## WHAT TO PRODUCE
Only the lines from the start of the data below through the line that contains "const yMinor = [1.55, 1.65, 1.75, 1.85, 1.95, 2.05, 2.15];" are to be copied, exactly and without pictures.
## Begin DATA SECTION
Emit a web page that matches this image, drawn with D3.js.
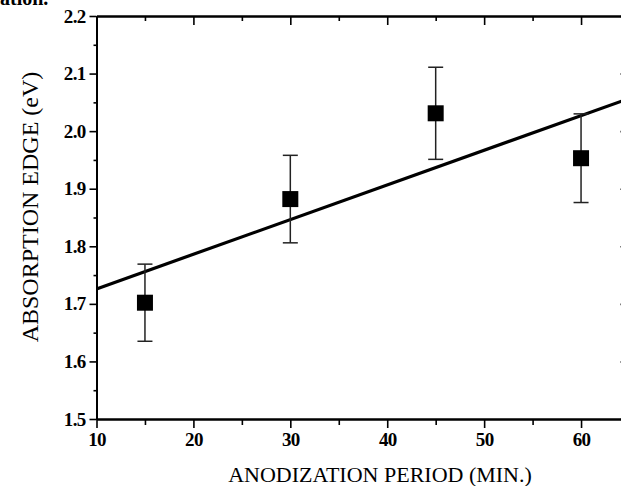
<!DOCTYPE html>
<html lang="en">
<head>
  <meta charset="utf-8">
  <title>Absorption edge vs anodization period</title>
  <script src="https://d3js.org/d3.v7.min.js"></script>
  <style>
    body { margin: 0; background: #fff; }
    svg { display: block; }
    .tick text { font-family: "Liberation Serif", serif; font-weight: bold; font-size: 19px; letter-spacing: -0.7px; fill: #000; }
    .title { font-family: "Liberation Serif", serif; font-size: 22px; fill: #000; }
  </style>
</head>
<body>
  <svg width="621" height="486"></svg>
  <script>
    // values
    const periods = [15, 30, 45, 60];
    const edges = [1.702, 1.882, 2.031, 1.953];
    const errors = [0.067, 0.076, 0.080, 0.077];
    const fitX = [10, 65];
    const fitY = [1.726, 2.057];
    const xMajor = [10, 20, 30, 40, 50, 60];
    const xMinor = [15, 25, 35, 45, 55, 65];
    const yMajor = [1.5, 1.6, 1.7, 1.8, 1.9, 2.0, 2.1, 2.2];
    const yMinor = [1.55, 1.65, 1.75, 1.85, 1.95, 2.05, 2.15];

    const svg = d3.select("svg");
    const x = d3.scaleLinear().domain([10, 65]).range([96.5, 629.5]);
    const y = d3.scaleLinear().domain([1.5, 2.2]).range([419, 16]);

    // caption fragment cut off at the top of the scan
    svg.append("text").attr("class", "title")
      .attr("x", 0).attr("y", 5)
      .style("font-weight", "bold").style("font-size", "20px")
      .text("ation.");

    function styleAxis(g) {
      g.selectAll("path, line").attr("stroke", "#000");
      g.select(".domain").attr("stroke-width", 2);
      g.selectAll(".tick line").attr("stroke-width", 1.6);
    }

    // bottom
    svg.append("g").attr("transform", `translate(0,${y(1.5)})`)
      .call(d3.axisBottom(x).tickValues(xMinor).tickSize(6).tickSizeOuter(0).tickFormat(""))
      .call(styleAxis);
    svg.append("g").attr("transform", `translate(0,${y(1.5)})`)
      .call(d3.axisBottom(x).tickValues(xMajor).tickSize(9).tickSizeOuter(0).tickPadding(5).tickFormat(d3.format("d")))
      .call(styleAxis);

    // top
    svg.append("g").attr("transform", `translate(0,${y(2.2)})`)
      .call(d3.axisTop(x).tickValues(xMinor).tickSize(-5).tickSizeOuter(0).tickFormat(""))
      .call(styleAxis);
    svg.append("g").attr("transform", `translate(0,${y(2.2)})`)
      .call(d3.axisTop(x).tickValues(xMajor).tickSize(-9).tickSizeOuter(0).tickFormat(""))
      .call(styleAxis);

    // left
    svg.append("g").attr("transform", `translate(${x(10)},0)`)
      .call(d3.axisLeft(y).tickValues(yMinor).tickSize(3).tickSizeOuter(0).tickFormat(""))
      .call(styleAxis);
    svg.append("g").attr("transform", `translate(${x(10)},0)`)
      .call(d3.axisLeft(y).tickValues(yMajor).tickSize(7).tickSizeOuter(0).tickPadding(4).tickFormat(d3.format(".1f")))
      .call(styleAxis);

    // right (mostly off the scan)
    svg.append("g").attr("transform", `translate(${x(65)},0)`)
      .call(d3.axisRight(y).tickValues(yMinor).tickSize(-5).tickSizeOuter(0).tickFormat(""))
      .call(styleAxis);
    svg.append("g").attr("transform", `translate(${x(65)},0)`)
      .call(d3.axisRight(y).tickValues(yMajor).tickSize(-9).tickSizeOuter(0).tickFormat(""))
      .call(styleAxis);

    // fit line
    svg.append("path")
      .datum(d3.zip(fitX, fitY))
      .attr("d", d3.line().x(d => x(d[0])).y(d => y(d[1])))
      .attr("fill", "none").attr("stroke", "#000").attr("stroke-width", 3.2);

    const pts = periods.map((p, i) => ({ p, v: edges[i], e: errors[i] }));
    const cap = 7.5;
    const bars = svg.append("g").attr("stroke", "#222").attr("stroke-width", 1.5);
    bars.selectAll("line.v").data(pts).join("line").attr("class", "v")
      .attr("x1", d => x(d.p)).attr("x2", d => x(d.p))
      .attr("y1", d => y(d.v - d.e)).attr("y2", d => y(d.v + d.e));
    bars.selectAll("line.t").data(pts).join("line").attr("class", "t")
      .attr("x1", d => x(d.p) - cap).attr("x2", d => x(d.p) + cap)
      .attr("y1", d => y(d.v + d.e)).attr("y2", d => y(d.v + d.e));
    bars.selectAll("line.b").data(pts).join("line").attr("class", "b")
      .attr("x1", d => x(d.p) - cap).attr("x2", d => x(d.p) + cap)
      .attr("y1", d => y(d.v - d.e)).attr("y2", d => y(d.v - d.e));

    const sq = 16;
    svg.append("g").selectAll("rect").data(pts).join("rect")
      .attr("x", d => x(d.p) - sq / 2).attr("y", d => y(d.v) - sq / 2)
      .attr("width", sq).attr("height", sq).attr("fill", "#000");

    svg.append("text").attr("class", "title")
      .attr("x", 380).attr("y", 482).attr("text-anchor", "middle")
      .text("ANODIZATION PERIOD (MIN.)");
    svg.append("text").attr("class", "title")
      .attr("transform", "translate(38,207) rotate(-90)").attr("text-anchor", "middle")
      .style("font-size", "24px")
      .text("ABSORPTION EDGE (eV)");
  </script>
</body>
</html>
## End DATA SECTION
## FULL ANSWER
Emit a web page that matches this image, drawn with D3.js.
<!DOCTYPE html>
<html lang="en">
<head>
  <meta charset="utf-8">
  <title>Absorption edge vs anodization period</title>
  <script src="https://d3js.org/d3.v7.min.js"></script>
  <style>
    body { margin: 0; background: #fff; }
    svg { display: block; }
    .tick text { font-family: "Liberation Serif", serif; font-weight: bold; font-size: 19px; letter-spacing: -0.7px; fill: #000; }
    .title { font-family: "Liberation Serif", serif; font-size: 22px; fill: #000; }
  </style>
</head>
<body>
  <svg width="621" height="486"></svg>
  <script>
    // values
    const periods = [15, 30, 45, 60];
    const edges = [1.702, 1.882, 2.031, 1.953];
    const errors = [0.067, 0.076, 0.080, 0.077];
    const fitX = [10, 65];
    const fitY = [1.726, 2.057];
    const xMajor = [10, 20, 30, 40, 50, 60];
    const xMinor = [15, 25, 35, 45, 55, 65];
    const yMajor = [1.5, 1.6, 1.7, 1.8, 1.9, 2.0, 2.1, 2.2];
    const yMinor = [1.55, 1.65, 1.75, 1.85, 1.95, 2.05, 2.15];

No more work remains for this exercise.